Return each line of the data below exactly, omitting any pictures.

Start Given material

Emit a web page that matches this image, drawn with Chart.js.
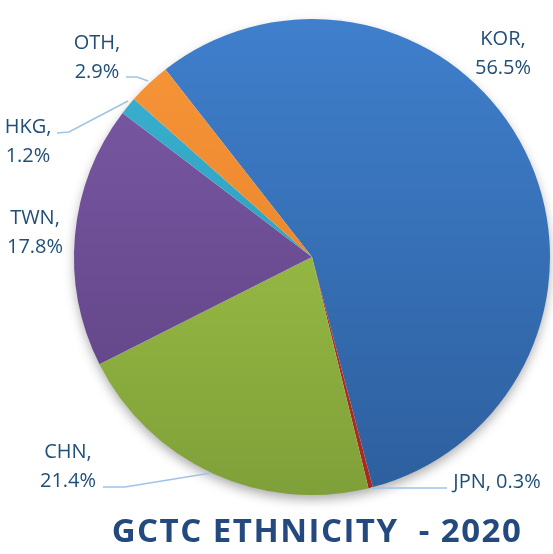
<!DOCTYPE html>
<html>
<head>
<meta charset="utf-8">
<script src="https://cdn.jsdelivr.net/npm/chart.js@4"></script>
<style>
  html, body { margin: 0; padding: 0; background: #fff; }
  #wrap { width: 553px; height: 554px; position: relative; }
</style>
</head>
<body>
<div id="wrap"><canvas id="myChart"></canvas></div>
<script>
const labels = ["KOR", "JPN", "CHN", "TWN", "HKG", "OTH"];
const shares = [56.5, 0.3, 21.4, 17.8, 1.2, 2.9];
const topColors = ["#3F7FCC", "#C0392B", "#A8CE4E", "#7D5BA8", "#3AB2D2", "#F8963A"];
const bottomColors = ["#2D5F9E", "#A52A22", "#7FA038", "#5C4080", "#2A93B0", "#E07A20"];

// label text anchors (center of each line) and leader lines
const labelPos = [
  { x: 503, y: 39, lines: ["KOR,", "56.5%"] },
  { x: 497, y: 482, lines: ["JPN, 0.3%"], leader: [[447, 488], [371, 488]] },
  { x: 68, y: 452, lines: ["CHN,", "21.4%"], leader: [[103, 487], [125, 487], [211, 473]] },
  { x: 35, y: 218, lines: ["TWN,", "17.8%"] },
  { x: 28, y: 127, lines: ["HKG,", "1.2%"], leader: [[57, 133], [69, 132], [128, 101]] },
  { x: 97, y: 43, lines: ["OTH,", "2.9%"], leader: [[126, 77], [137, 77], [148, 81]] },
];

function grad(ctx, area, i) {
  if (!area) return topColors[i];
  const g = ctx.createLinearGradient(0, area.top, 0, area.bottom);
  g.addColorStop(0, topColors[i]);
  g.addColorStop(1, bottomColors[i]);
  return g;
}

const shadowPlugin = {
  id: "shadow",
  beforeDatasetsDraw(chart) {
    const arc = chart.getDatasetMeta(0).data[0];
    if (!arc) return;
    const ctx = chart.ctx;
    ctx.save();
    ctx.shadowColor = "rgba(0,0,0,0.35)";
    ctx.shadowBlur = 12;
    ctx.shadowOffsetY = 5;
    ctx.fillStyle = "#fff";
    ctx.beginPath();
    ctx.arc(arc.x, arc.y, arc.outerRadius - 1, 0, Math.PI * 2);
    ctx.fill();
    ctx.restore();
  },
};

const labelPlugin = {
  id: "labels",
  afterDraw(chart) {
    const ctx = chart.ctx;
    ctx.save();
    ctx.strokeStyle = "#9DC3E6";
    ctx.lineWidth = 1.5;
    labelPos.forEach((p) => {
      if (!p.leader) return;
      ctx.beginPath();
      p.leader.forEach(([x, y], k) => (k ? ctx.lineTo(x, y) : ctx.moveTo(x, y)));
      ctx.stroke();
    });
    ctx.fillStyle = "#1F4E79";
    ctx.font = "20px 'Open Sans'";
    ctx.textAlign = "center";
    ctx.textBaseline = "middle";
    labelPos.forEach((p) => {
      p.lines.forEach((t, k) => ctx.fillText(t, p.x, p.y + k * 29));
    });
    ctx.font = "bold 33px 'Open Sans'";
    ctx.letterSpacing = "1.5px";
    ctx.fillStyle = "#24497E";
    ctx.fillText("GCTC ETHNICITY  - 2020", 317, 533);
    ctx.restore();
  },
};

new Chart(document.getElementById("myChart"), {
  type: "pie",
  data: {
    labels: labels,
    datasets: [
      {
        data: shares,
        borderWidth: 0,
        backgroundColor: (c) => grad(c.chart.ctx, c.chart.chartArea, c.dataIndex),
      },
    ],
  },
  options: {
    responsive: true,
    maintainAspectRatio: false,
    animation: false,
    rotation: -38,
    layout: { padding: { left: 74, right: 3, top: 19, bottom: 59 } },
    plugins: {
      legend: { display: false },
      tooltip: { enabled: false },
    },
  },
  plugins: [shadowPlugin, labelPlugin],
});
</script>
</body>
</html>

End Given material

## Output of the exercise
Emit a web page that matches this image, drawn with Chart.js.
<!DOCTYPE html>
<html>
<head>
<meta charset="utf-8">
<script src="https://cdn.jsdelivr.net/npm/chart.js@4"></script>
<style>
  html, body { margin: 0; padding: 0; background: #fff; }
  #wrap { width: 553px; height: 554px; position: relative; }
</style>
</head>
<body>
<div id="wrap"><canvas id="myChart"></canvas></div>
<script>
const labels = ["KOR", "JPN", "CHN", "TWN", "HKG", "OTH"];
const shares = [56.5, 0.3, 21.4, 17.8, 1.2, 2.9];
const topColors = ["#3F7FCC", "#C0392B", "#A8CE4E", "#7D5BA8", "#3AB2D2", "#F8963A"];
const bottomColors = ["#2D5F9E", "#A52A22", "#7FA038", "#5C4080", "#2A93B0", "#E07A20"];

// label text anchors (center of each line) and leader lines
const labelPos = [
  { x: 503, y: 39, lines: ["KOR,", "56.5%"] },
  { x: 497, y: 482, lines: ["JPN, 0.3%"], leader: [[447, 488], [371, 488]] },
  { x: 68, y: 452, lines: ["CHN,", "21.4%"], leader: [[103, 487], [125, 487], [211, 473]] },
  { x: 35, y: 218, lines: ["TWN,", "17.8%"] },
  { x: 28, y: 127, lines: ["HKG,", "1.2%"], leader: [[57, 133], [69, 132], [128, 101]] },
  { x: 97, y: 43, lines: ["OTH,", "2.9%"], leader: [[126, 77], [137, 77], [148, 81]] },
];

function grad(ctx, area, i) {
  if (!area) return topColors[i];
  const g = ctx.createLinearGradient(0, area.top, 0, area.bottom);
  g.addColorStop(0, topColors[i]);
  g.addColorStop(1, bottomColors[i]);
  return g;
}

const shadowPlugin = {
  id: "shadow",
  beforeDatasetsDraw(chart) {
    const arc = chart.getDatasetMeta(0).data[0];
    if (!arc) return;
    const ctx = chart.ctx;
    ctx.save();
    ctx.shadowColor = "rgba(0,0,0,0.35)";
    ctx.shadowBlur = 12;
    ctx.shadowOffsetY = 5;
    ctx.fillStyle = "#fff";
    ctx.beginPath();
    ctx.arc(arc.x, arc.y, arc.outerRadius - 1, 0, Math.PI * 2);
    ctx.fill();
    ctx.restore();
  },
};

const labelPlugin = {
  id: "labels",
  afterDraw(chart) {
    const ctx = chart.ctx;
    ctx.save();
    ctx.strokeStyle = "#9DC3E6";
    ctx.lineWidth = 1.5;
    labelPos.forEach((p) => {
      if (!p.leader) return;
      ctx.beginPath();
      p.leader.forEach(([x, y], k) => (k ? ctx.lineTo(x, y) : ctx.moveTo(x, y)));
      ctx.stroke();
    });
    ctx.fillStyle = "#1F4E79";
    ctx.font = "20px 'Open Sans'";
    ctx.textAlign = "center";
    ctx.textBaseline = "middle";
    labelPos.forEach((p) => {
      p.lines.forEach((t, k) => ctx.fillText(t, p.x, p.y + k * 29));
    });
    ctx.font = "bold 33px 'Open Sans'";
    ctx.letterSpacing = "1.5px";
    ctx.fillStyle = "#24497E";
    ctx.fillText("GCTC ETHNICITY  - 2020", 317, 533);
    ctx.restore();
  },
};

new Chart(document.getElementById("myChart"), {
  type: "pie",
  data: {
    labels: labels,
    datasets: [
      {
        data: shares,
        borderWidth: 0,
        backgroundColor: (c) => grad(c.chart.ctx, c.chart.chartArea, c.dataIndex),
      },
    ],
  },
  options: {
    responsive: true,
    maintainAspectRatio: false,
    animation: false,
    rotation: -38,
    layout: { padding: { left: 74, right: 3, top: 19, bottom: 59 } },
    plugins: {
      legend: { display: false },
      tooltip: { enabled: false },
    },
  },
  plugins: [shadowPlugin, labelPlugin],
});
</script>
</body>
</html>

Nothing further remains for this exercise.